# perfect little black dress



## kimmy (Jun 15, 2009)

i'm turning twenty-one on sunday and my boyfriend's made plans. i don't know where we're going for dinner (but i'm getting me a mango margarita at el torito for lunch HOLLA!) and all my best friend will let on is that it's somewhere secluded and romantic. 

i want a little black dress for that. all the ones i have found lately have puffy skirts though, and i'd rather have something that clings a little closer to my legs. not too clingy because i have long legs so i take really lengthy steps. i'm thinking of wearing black wedges with cork soles, mainly because i need an excuse to wear them again.

x-small or small will work, dress size probably 0 or 2? i don't know much about dresses...so can somebody point me in a direction? i'd rather not buy online because i have to try it on first.


----------



## Whisperwar (Jun 15, 2009)

I don't know if you have Mango in the US, but if you do, go in there and look.

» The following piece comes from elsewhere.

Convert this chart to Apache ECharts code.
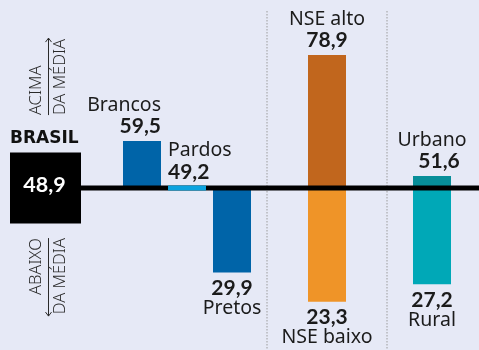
<!DOCTYPE html>
<html>
<head>
<meta charset="utf-8">
<script src="https://cdn.jsdelivr.net/npm/echarts@6/dist/echarts.min.js"></script>
<style>
  html, body { margin: 0; padding: 0; background: #E6E9F6; }
  #chart { width: 479px; height: 350px; }
</style>
</head>
<body>
<div id="chart"></div>
<script>
// Média nacional e recortes
const mediaBrasil = 48.9;
const racaCategorias = ['Brancos', 'Pardos', 'Pretos'];
const racaValores = [59.5, 49.2, 29.9];
const nseCategorias = ['NSE alto', 'NSE baixo'];
const nseValores = [78.9, 23.3];
const localCategorias = ['Urbano', 'Rural'];
const localValores = [51.6, 27.2];

// Estilo
const cores = {
  'Brancos': '#0064A8', 'Pardos': '#0BA3DF', 'Pretos': '#0064A8',
  'NSE alto': '#C1661D', 'NSE baixo': '#EF9428',
  'Urbano': '#078E99', 'Rural': '#00A8B7'
};
const rotuloAlinhamento = { 'Brancos': 'right', 'Pardos': 'left' };
const deslocValor = { 'Urbano': 7 };
const FONTE = '"Noto Sans", sans-serif';
const FONTE_NUM = 'Lato, sans-serif';
const COR_TEXTO = '#1b1b1b';
const LARG_BARRA = 38;
const ESP_LINHA = 5;
const K_MEIO = 0.36; // distância da linha de base ao meio do texto, em em

const fmt = v => v.toFixed(1).replace('.', ',');

function texto(str, x, base, align, size, weight, familia, fill) {
  return {
    type: 'text',
    style: {
      text: str, x: x, y: base - K_MEIO * size,
      align: align, verticalAlign: 'middle',
      font: weight + ' ' + size + 'px ' + familia,
      fill: fill || COR_TEXTO
    }
  };
}

function barras(nomes) {
  return function (params, api) {
    const nome = nomes[params.dataIndex];
    const v = api.value(1);
    const p = api.coord([api.value(0), v]);
    const b = api.coord([api.value(0), mediaBrasil]);
    const acima = v >= mediaBrasil;
    const x0 = p[0] - LARG_BARRA / 2;
    const alinh = rotuloAlinhamento[nome] || 'center';
    const tx = alinh === 'right' ? x0 + LARG_BARRA : (alinh === 'left' ? x0 : p[0]);
    const dv = deslocValor[nome] || 0;
    let baseValor, baseNome;
    if (acima) { baseValor = p[1] - 7; baseNome = p[1] - 29; }
    else { baseValor = p[1] + 23; baseNome = p[1] + 43; }
    return {
      type: 'group',
      children: [
        {
          type: 'rect',
          shape: { x: x0, y: Math.min(p[1], b[1]), width: LARG_BARRA, height: Math.abs(b[1] - p[1]) },
          style: { fill: cores[nome] }
        },
        texto(fmt(v), tx + dv, baseValor, alinh, 21, 'bold', FONTE_NUM),
        texto(nome, tx, baseNome, alinh, 19.5, 'normal', FONTE)
      ]
    };
  };
}

// Barras muito próximas da média aparecem como uma faixa sobre a linha
function faixaMedia(nomes) {
  return function (params, api) {
    const nome = nomes[params.dataIndex];
    const p = api.coord([api.value(0), api.value(1)]);
    const b = api.coord([api.value(0), mediaBrasil]);
    if (Math.abs(p[1] - b[1]) >= ESP_LINHA) return null;
    return {
      type: 'rect',
      shape: { x: p[0] - LARG_BARRA / 2, y: b[1] - ESP_LINHA / 2, width: LARG_BARRA, height: ESP_LINHA },
      style: { fill: cores[nome] }
    };
  };
}

const gridTop = 5.75, gridBottom = 33.7;
const grids = [
  { left: 119.5, width: 135, top: gridTop, bottom: gridBottom },
  { left: 267, width: 120, top: gridTop, bottom: gridBottom },
  { left: 387, width: 90, top: gridTop, bottom: gridBottom }
];

const eixoX = (i, dados) => ({
  type: 'category', gridIndex: i, data: dados, show: false, boundaryGap: true
});
const eixoY = i => ({
  type: 'value', gridIndex: i, min: 20, max: 90, show: false, splitLine: { show: false }
});

const dadosRaca = racaValores.map((v, i) => [i, v]);
const dadosNse = nseValores.map(v => [0, v]);
const dadosLocal = localValores.map(v => [0, v]);

const chart = echarts.init(document.getElementById('chart'), null, { renderer: 'canvas' });
chart.setOption({
  backgroundColor: '#E6E9F6',
  animation: false,
  grid: grids,
  xAxis: [eixoX(0, racaCategorias), eixoX(1, ['NSE']), eixoX(2, ['Localização'])],
  yAxis: [eixoY(0), eixoY(1), eixoY(2)],
  series: [
    { type: 'custom', name: 'Raça', xAxisIndex: 0, yAxisIndex: 0, z: 2, data: dadosRaca, renderItem: barras(racaCategorias) },
    { type: 'custom', name: 'NSE', xAxisIndex: 1, yAxisIndex: 1, z: 2, data: dadosNse, renderItem: barras(nseCategorias) },
    { type: 'custom', name: 'Localização', xAxisIndex: 2, yAxisIndex: 2, z: 2, data: dadosLocal, renderItem: barras(localCategorias) },
    { type: 'custom', name: 'Faixa', xAxisIndex: 0, yAxisIndex: 0, z: 4, data: dadosRaca, renderItem: faixaMedia(racaCategorias) }
  ]
});

// Linha da média, caixa BRASIL, setas e divisórias
const yb = chart.convertToPixel({ yAxisIndex: 0 }, mediaBrasil);
const W = chart.getWidth(), H = chart.getHeight();
const xCaixa = 10, larCaixa = 71;
const xSeta = 48.5;
const fonteSeta = '300 16.5px ' + FONTE;
const corSeta = '#2a2a2a';

function textoVertical(str, x, y, align) {
  return {
    type: 'text', x: x, y: y, rotation: Math.PI / 2,
    style: { text: str, align: align, verticalAlign: 'bottom', font: fonteSeta, fill: corSeta }
  };
}

const topoSetaCima = yb - 150, baseSetaCima = yb - 73;
const topoSetaBaixo = yb + 50, baseSetaBaixo = yb + 128;

chart.setOption({
  graphic: [
    // divisórias pontilhadas
    { type: 'line', z: 1, shape: { x1: grids[1].left, y1: 11, x2: grids[1].left, y2: H },
      style: { stroke: '#9c9c9c', lineWidth: 1, lineDash: [1.5, 1.5] } },
    { type: 'line', z: 1, shape: { x1: grids[2].left, y1: 11, x2: grids[2].left, y2: H },
      style: { stroke: '#9c9c9c', lineWidth: 1, lineDash: [1.5, 1.5] } },
    // linha da média
    { type: 'line', z: 3, shape: { x1: xCaixa + larCaixa, y1: yb, x2: W, y2: yb },
      style: { stroke: '#000', lineWidth: ESP_LINHA } },
    // caixa BRASIL
    { type: 'rect', z: 3, shape: { x: xCaixa, y: yb - 35.5, width: larCaixa, height: 71 }, style: { fill: '#000' } },
    { type: 'text', z: 4, style: { text: fmt(mediaBrasil), x: xCaixa + larCaixa / 2 - 1, y: yb + 5 - K_MEIO * 21.5,
        align: 'center', verticalAlign: 'middle', font: 'bold 21.5px ' + FONTE_NUM, fill: '#fff' } },
    { type: 'text', z: 4, style: { text: 'BRASIL', x: xCaixa, y: yb - 43 - K_MEIO * 17,
        align: 'left', verticalAlign: 'middle', font: 'bold 17px "DejaVu Sans", sans-serif', fill: '#111' } },
    // seta acima da média
    { type: 'line', z: 3, shape: { x1: xSeta, y1: topoSetaCima, x2: xSeta, y2: baseSetaCima },
      style: { stroke: corSeta, lineWidth: 1 } },
    { type: 'polyline', z: 3, shape: { points: [[xSeta - 3, topoSetaCima + 4], [xSeta, topoSetaCima], [xSeta + 3, topoSetaCima + 4]] },
      style: { stroke: corSeta, lineWidth: 1, fill: null } },
    textoVertical('ACIMA', 45, baseSetaCima, 'left'),
    textoVertical('DA MÉDIA', 68.5, baseSetaCima, 'left'),
    // seta abaixo da média
    { type: 'line', z: 3, shape: { x1: xSeta, y1: topoSetaBaixo, x2: xSeta, y2: baseSetaBaixo },
      style: { stroke: corSeta, lineWidth: 1 } },
    { type: 'polyline', z: 3, shape: { points: [[xSeta - 3, baseSetaBaixo - 4], [xSeta, baseSetaBaixo], [xSeta + 3, baseSetaBaixo - 4]] },
      style: { stroke: corSeta, lineWidth: 1, fill: null } },
    textoVertical('ABAIXO', 45, topoSetaBaixo, 'right'),
    textoVertical('DA MÉDIA', 68.5, topoSetaBaixo, 'right')
  ]
});
</script>
</body>
</html>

And make sure you ask an assistant to help you pick one out. I went to look and tried on a few RUBBISH things, and when the assistant asked what I was looking for, she came back to me with a million dresses which I didn't see on the rails.

I found a perfect little black dress in there.
Good luck!


----------



## gildedangel (Jun 15, 2009)

Try Forever 21, they have a good selection, thrift stores or discount clothes stores like Marshalls have more good stuff than you would think. I got both of my LBDs at Ross!


----------



## TISH1124 (Jun 15, 2009)

I don't know ...I get most of mine from Nordies...I have one I can send you
	

	
	
		
		

		
			





 it's a small...fits just a bit tight on me...but it was a $300 dress I got it for 50% off...but it has been just hanging in my closet for a year now unworn  ..l.I can try to photograph it


----------



## luvsic (Jun 15, 2009)

Quote:

   Originally Posted by *kimmy* 

 
_i'm turning twenty-one on sunday and my boyfriend's made plans. i don't know where we're going for dinner (but i'm getting me a mango margarita at el torito for lunch HOLLA!) and all my best friend will let on is that it's somewhere secluded and romantic. 

i want a little black dress for that. all the ones i have found lately have puffy skirts though, and i'd rather have something that clings a little closer to my legs. not too clingy because i have long legs so i take really lengthy steps. i'm thinking of wearing black wedges with cork soles, mainly because i need an excuse to wear them again.

x-small or small will work, dress size probably 0 or 2? i don't know much about dresses...so can somebody point me in a direction? i'd rather not buy online because i have to try it on first._

 
I'm probably biased because I used to work there, but try bebe. They have the most adorable black dresses that are sleek, sexy, and often times classic with a twist. The only downside is that the price range is about 100-200 dollars. You will probably wear an X-Small there. 

Some examples:

bebe Bustier Flounce Dress

bebe Solo Shoulder Wrap Dress

bebe Strapless Studded Party Dress


----------



## xsnowwhite (Jun 17, 2009)

idk your budget, but white house black market has only black and white, so they have tons of black dresses. I think they're around $60-$70 starting , but I could be wrong, I only went in there once. Also check bebe like luvsic said, they always have alot.


----------



## joey444 (Jun 17, 2009)

I'm also a size 0 and I bought a strapless, pencil type dress in Forever 21 (you can never go wrong in there) and if your budget allows, like the others said above, Bebe has nice things.  As a matter of fact, the dress I bought at Forever 21 was a replica of a Bebe one.  Good luck!


----------